Data shown:
====================
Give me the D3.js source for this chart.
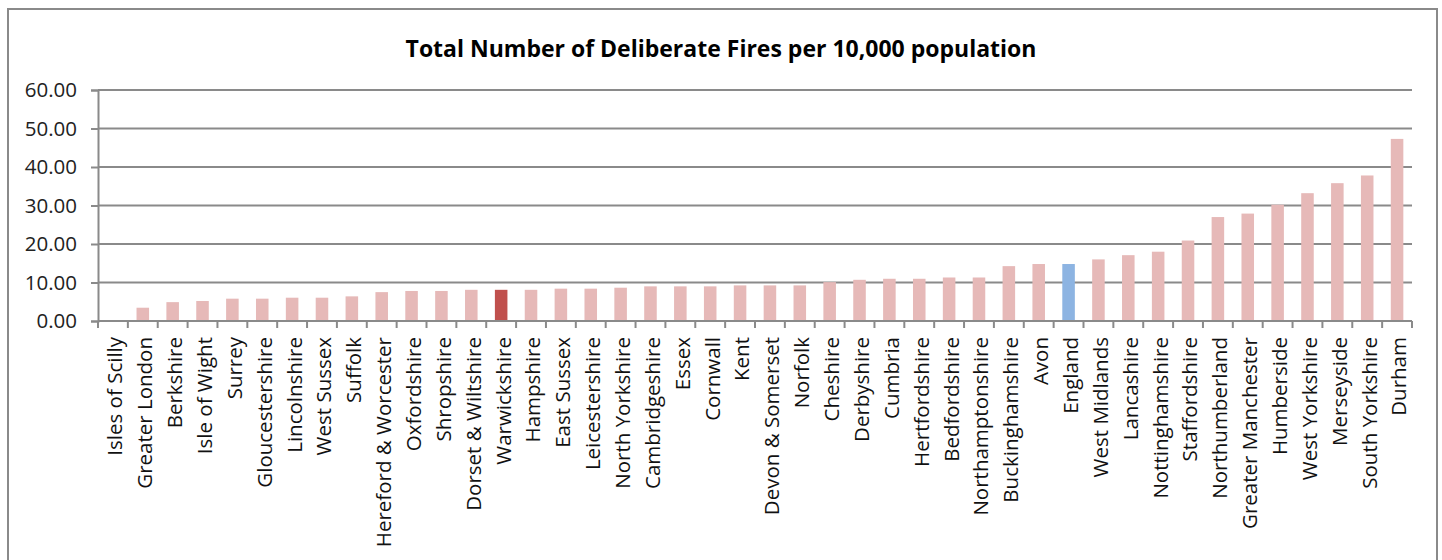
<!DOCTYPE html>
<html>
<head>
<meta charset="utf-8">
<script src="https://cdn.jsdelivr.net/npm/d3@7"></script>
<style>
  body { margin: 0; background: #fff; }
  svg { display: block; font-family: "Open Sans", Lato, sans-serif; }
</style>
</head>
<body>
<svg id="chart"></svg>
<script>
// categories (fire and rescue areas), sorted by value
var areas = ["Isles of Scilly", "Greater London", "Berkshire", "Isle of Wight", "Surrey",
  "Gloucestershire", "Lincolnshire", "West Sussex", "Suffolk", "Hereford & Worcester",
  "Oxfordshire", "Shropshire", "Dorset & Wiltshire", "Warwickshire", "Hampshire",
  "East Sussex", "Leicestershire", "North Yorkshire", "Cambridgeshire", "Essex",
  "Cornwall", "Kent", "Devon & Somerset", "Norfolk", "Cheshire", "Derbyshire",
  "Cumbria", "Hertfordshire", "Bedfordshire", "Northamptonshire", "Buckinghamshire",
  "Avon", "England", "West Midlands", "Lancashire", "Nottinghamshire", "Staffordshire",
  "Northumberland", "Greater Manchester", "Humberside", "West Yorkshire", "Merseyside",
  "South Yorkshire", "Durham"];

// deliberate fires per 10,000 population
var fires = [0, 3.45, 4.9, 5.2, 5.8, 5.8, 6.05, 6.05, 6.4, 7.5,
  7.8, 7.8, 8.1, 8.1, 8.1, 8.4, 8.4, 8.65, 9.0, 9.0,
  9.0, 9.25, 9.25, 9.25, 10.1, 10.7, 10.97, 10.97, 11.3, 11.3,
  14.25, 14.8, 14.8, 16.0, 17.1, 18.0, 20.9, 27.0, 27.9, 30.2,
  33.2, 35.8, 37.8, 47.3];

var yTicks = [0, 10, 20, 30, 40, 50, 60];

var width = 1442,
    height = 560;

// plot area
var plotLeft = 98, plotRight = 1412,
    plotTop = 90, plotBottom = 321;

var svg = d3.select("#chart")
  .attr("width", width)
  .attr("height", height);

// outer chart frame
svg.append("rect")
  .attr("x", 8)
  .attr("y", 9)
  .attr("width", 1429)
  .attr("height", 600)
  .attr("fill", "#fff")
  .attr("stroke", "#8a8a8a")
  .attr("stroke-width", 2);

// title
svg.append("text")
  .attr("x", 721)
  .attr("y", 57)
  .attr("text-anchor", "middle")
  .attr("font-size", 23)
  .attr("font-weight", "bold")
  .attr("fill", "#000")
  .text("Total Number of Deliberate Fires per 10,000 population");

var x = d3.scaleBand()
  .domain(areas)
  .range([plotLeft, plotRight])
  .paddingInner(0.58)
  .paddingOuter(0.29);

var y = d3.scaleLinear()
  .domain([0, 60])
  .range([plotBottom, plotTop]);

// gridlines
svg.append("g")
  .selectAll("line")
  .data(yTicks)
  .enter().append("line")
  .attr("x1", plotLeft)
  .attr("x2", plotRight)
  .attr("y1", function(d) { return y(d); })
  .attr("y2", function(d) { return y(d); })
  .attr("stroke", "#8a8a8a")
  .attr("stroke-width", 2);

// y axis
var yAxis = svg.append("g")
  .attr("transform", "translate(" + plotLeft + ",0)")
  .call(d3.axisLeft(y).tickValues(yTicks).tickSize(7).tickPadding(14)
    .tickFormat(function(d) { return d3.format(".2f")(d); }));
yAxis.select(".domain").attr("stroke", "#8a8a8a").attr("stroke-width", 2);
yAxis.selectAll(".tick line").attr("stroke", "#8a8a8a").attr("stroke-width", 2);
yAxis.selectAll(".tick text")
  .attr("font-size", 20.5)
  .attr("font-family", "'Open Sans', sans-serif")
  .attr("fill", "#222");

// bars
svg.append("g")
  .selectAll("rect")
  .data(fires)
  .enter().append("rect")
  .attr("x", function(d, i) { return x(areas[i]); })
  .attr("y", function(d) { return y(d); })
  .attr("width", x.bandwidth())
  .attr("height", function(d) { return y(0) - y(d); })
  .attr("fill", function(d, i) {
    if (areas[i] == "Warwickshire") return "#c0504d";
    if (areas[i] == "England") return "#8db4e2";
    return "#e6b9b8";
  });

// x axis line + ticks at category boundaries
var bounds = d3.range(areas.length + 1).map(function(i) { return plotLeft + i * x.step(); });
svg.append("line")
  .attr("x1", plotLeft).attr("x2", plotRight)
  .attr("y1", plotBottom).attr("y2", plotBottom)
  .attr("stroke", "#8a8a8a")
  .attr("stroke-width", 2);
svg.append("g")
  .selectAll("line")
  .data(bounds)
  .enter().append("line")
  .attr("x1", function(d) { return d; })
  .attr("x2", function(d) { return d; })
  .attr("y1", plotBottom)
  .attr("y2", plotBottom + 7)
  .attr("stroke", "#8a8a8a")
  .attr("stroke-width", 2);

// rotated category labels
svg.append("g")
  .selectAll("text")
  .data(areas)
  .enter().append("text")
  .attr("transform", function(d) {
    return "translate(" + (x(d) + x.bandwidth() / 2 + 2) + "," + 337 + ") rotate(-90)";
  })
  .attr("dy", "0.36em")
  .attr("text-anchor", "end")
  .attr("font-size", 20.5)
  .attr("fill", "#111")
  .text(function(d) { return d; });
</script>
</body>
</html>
====================
What is expected:
From the listing above, return each line with the word "chart".

Solution to this exercise:
Give me the D3.js source for this chart.
<svg id="chart"></svg>
var svg = d3.select("#chart")
// outer chart frame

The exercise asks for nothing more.